Are you saying that you observe no response when you place conductive objects near the shield plate or the sensing plate?  And are you saying this just occurs at an excitation frequency of 962.82kHz?

Hello Patrick,

I mean the sensor is working too well without interference, but it is only when I set the aggressors (conductive) at freq 962.82kHz sine wave. 962.82kHz is freq of the aggressors while the freq of the sensor is 912.82kHz (I add 50kHz of it).

Is it a harmonic phenomenon or something?

Hi Specia,

Thank you for posting to the sensors forum. 

Today is a holiday in the US and Patrick is out of office.

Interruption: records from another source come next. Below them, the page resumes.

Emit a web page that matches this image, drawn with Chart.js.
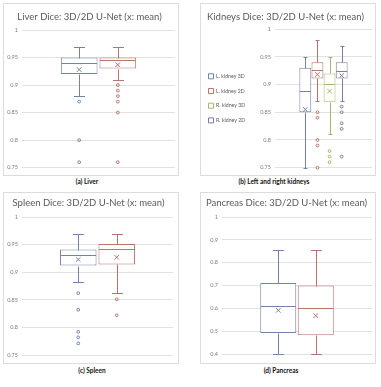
<!DOCTYPE html>
<html><head><meta charset="utf-8">
<script src="https://cdn.jsdelivr.net/npm/chart.js@4.4.1/dist/chart.umd.min.js"></script>
<style>
html,body{margin:0;padding:0;background:#fff}
body{width:381px;height:387px;position:relative;overflow:hidden;font-family:Lato,sans-serif}
.panel{position:absolute;border:1px solid #dcdcdc;background:#fff}
.panel canvas{display:block}
.cap{position:absolute;font-family:Lato,sans-serif;font-weight:bold;font-size:6.5px;color:#111;text-align:center;width:140px;white-space:nowrap}
</style></head><body>
<div class="panel" style="left:3px;top:3px;width:174px;height:171px"><canvas id="cLiver" width="174" height="171"></canvas></div>
<div class="panel" style="left:200px;top:3px;width:174px;height:171px"><canvas id="cKidney" width="174" height="171"></canvas></div>
<div class="panel" style="left:3px;top:192px;width:174px;height:170px"><canvas id="cSpleen" width="174" height="170"></canvas></div>
<div class="panel" style="left:200px;top:192px;width:174px;height:170px"><canvas id="cPancreas" width="174" height="170"></canvas></div>
<div class="cap" style="left:17px;top:178px">(a) Liver</div>
<div class="cap" style="left:204px;top:178px">(b) Left and right kidneys</div>
<div class="cap" style="left:22px;top:367px">(c) Spleen</div>
<div class="cap" style="left:211px;top:367px">(d) Pancreas</div>
<script>
// ---------- data ----------
const liverSeries = ['3D', '2D'];
const liverMin = [0.88, 0.91];
const liverQ1 = [0.92, 0.93];
const liverMedian = [0.94, 0.945];
const liverQ3 = [0.95, 0.95];
const liverMax = [0.97, 0.97];
const liverMean = [0.928, 0.937];
const liverOutliers = [[0.87, 0.80, 0.76], [0.90, 0.89, 0.88, 0.87, 0.85, 0.76]];

const kidneySeries = ['L. kidney 3D', 'L. kidney 2D', 'R. kidney 3D', 'R. kidney 2D'];
const kidneyMin = [0.75, 0.87, 0.81, 0.87];
const kidneyQ1 = [0.85, 0.911, 0.869, 0.911];
const kidneyMedian = [0.888, 0.926, 0.90, 0.924];
const kidneyQ3 = [0.93, 0.94, 0.92, 0.94];
const kidneyMax = [0.95, 0.98, 0.95, 0.97];
const kidneyMean = [0.855, 0.918, 0.888, 0.916];
const kidneyOutliers = [[], [0.85, 0.84, 0.80, 0.79, 0.75], [0.78, 0.77, 0.76], [0.86, 0.85, 0.83, 0.82, 0.77]];

const spleenSeries = ['3D', '2D'];
const spleenMin = [0.882, 0.862];
const spleenQ1 = [0.912, 0.914];
const spleenMedian = [0.932, 0.942];
const spleenQ3 = [0.941, 0.951];
const spleenMax = [0.97, 0.97];
const spleenMean = [0.923, 0.927];
const spleenOutliers = [[0.862, 0.832, 0.792, 0.782, 0.771], [0.851, 0.822]];

const pancreasSeries = ['3D', '2D'];
const pancreasMin = [0.40, 0.40];
const pancreasQ1 = [0.492, 0.482];
const pancreasMedian = [0.612, 0.60];
const pancreasQ3 = [0.711, 0.70];
const pancreasMax = [0.854, 0.854];
const pancreasMean = [0.591, 0.568];
const pancreasOutliers = [[], []];

const ticksHigh = [0.75, 0.8, 0.85, 0.9, 0.95, 1];
const ticksPancreas = [0.4, 0.5, 0.6, 0.7, 0.8, 0.9, 1];

const titles = {
  liver: 'Liver Dice: 3D/2D U-Net (x: mean)',
  kidney: 'Kidneys Dice: 3D/2D U-Net (x: mean)',
  spleen: 'Spleen Dice: 3D/2D U-Net (x: mean)',
  pancreas: 'Pancreas Dice: 3D/2D U-Net (x: mean)'
};

const colors3D2D = ['#7184a8', '#b8746c'];
const colorsKidney = ['#7184a8', '#b8746c', '#abb46f', '#827a9c'];

// ---------- box plot extras ----------
const boxExtras = {
  id: 'boxExtras',
  afterDatasetsDraw(chart) {
    const ctx = chart.ctx, ys = chart.scales.y;
    chart.data.datasets.forEach((ds, i) => {
      const bar = chart.getDatasetMeta(i).data[0];
      if (!bar) return;
      const s = ds.stats;
      const x = Math.round(bar.x) + 0.5;
      const w = bar.width;
      const left = bar.x - w / 2, right = bar.x + w / 2;
      const py = v => Math.round(ys.getPixelForValue(v)) + 0.5;
      ctx.save();
      ctx.strokeStyle = ds.borderColor;
      ctx.lineWidth = 1;
      const cap = Math.max(2, w * 0.15);
      ctx.beginPath();
      ctx.moveTo(x, py(s.q3)); ctx.lineTo(x, py(s.max));
      ctx.moveTo(x - cap, py(s.max)); ctx.lineTo(x + cap, py(s.max));
      ctx.moveTo(x, py(s.q1)); ctx.lineTo(x, py(s.min));
      ctx.moveTo(x - cap, py(s.min)); ctx.lineTo(x + cap, py(s.min));
      ctx.moveTo(left + 0.5, py(s.median)); ctx.lineTo(right - 0.5, py(s.median));
      ctx.stroke();
      const my = ys.getPixelForValue(s.mean), d = 2.3;
      ctx.beginPath();
      ctx.moveTo(bar.x - d, my - d); ctx.lineTo(bar.x + d, my + d);
      ctx.moveTo(bar.x - d, my + d); ctx.lineTo(bar.x + d, my - d);
      ctx.stroke();
      s.outliers.forEach(v => {
        ctx.beginPath();
        ctx.arc(bar.x, ys.getPixelForValue(v), 1.4, 0, Math.PI * 2);
        ctx.stroke();
      });
      ctx.restore();
    });
  }
};

function fmt(v) { return String(Number(v.toFixed(2))); }

function buildDatasets(series, colors, mins, q1, med, q3, maxs, means, outs) {
  return series.map((name, i) => ({
    label: name,
    data: [[q1[i], q3[i]]],
    backgroundColor: '#ffffff',
    borderColor: colors[i],
    borderWidth: 1,
    borderSkipped: false,
    stats: { min: mins[i], q1: q1[i], median: med[i], q3: q3[i], max: maxs[i], mean: means[i], outliers: outs[i] }
  }));
}

function makeChart(id, o) {
  return new Chart(document.getElementById(id), {
    type: 'bar',
    data: { labels: [''], datasets: o.datasets },
    options: {
      responsive: false,
      animation: false,
      events: [],
      categoryPercentage: o.catPct,
      barPercentage: o.barPct,
      layout: { padding: o.padding },
      plugins: {
        tooltip: { enabled: false },
        title: {
          display: true, text: o.title, color: '#595959',
          font: { family: 'Lato', size: 9.5, weight: 'normal', lineHeight: 1.2 },
          padding: o.titlePad
        },
        legend: o.legend || { display: false }
      },
      scales: {
        x: { display: false },
        y: {
          min: o.ticks[0], max: o.ticks[o.ticks.length - 1],
          afterBuildTicks: sc => { sc.ticks = o.ticks.map(v => ({ value: v })); },
          afterFit: sc => {
            const lw = (o.legend && sc.chart.legend) ? sc.chart.legend.width : 0;
            sc.width = o.plotLeft - lw - (o.padding.left || 0);
          },
          border: { display: false },
          grid: { color: '#e2e2e2', drawTicks: false, lineWidth: 1 },
          ticks: {
            padding: 4, color: '#7a7a7a',
            font: { family: 'Lato', size: 5.5 },
            callback: v => fmt(v)
          }
        }
      }
    },
    plugins: [boxExtras]
  });
}

makeChart('cLiver', {
  datasets: buildDatasets(liverSeries, colors3D2D, liverMin, liverQ1, liverMedian, liverQ3, liverMax, liverMean, liverOutliers),
  title: titles.liver, ticks: ticksHigh,
  padding: { left: 0, right: 3, top: 0, bottom: 7 }, plotLeft: 18,
  titlePad: { top: 7.3, bottom: 7.3 },
  catPct: 0.505, barPct: 0.95
});

makeChart('cKidney', {
  datasets: buildDatasets(kidneySeries, colorsKidney, kidneyMin, kidneyQ1, kidneyMedian, kidneyQ3, kidneyMax, kidneyMean, kidneyOutliers),
  title: titles.kidney, ticks: ticksHigh,
  padding: { left: -2, right: 3, top: 0, bottom: 6 }, plotLeft: 74,
  titlePad: { top: 6.8, bottom: 6.8 },
  catPct: 0.5, barPct: 0.98,
  legend: {
    display: true, position: 'left', fullSize: false, maxWidth: 62,
    labels: {
      boxWidth: 5, boxHeight: 5, padding: 9.5, color: '#595959',
      font: { family: 'Lato', size: 5.2 },
      generateLabels: chart => chart.data.datasets.map((ds, i) => ({
        text: ds.label, fillStyle: '#ffffff', strokeStyle: ds.borderColor,
        lineWidth: 1, hidden: false, datasetIndex: i, fontColor: '#595959'
      }))
    }
  }
});

makeChart('cSpleen', {
  datasets: buildDatasets(spleenSeries, colors3D2D, spleenMin, spleenQ1, spleenMedian, spleenQ3, spleenMax, spleenMean, spleenOutliers),
  title: titles.spleen, ticks: ticksHigh,
  padding: { left: 0, right: 5, top: 0, bottom: 8 }, plotLeft: 18,
  titlePad: { top: 4.3, bottom: 8.3 },
  catPct: 0.51, barPct: 0.95
});

makeChart('cPancreas', {
  datasets: buildDatasets(pancreasSeries, colors3D2D, pancreasMin, pancreasQ1, pancreasMedian, pancreasQ3, pancreasMax, pancreasMean, pancreasOutliers),
  title: titles.pancreas, ticks: ticksPancreas,
  padding: { left: 0, right: 3, top: 0, bottom: 9 }, plotLeft: 21,
  titlePad: { top: 4.3, bottom: 8.3 },
  catPct: 0.5, barPct: 0.96
});
</script>
</body></html>
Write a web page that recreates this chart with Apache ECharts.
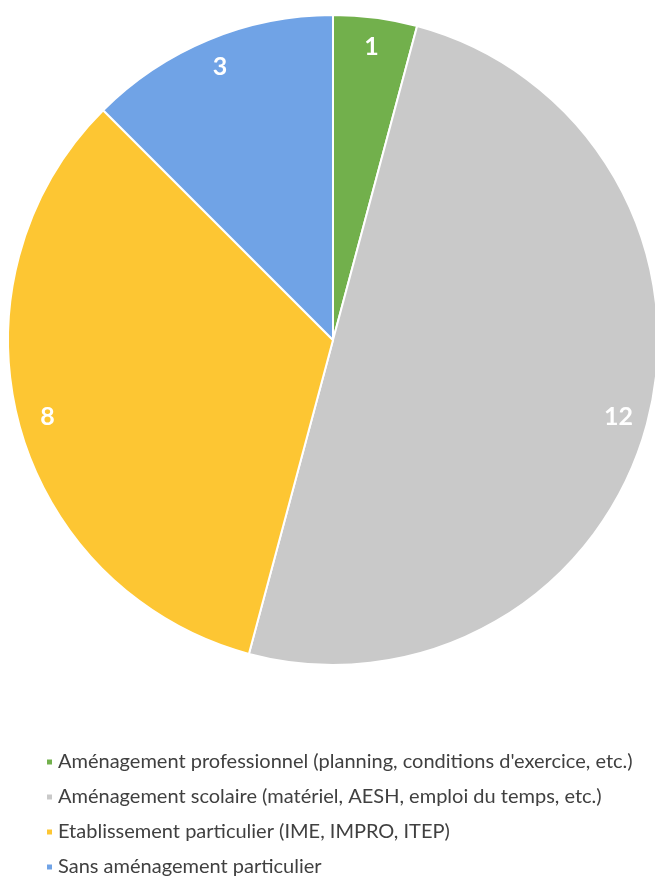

We will do our best to provide a response by end of day July 5. 

Best regards,

Jesse

Hello Specia,

So are you saying that your device can detect your intended object when operating at reference frequency of 912.82kHz and nearby conducting aggressors have frequency of 962.82khz;  however, when aggressors have any other frequency, the active shield fails to filter or eliminate their signal from your sensing lines?  What is the your intended target you want to sense? 

Hi Patrick,

My target is 912.82kHz. FYI, currently i can avoid interference issue for the sensor by setting the current drive lower. I'm glad I obtained more than 10 SNR. Set the current driver lower is working well on my application, thanks :)

Hello Specia,

Glad to know you are able to avoid the interference issue now.  Let me know if you run into any further issues.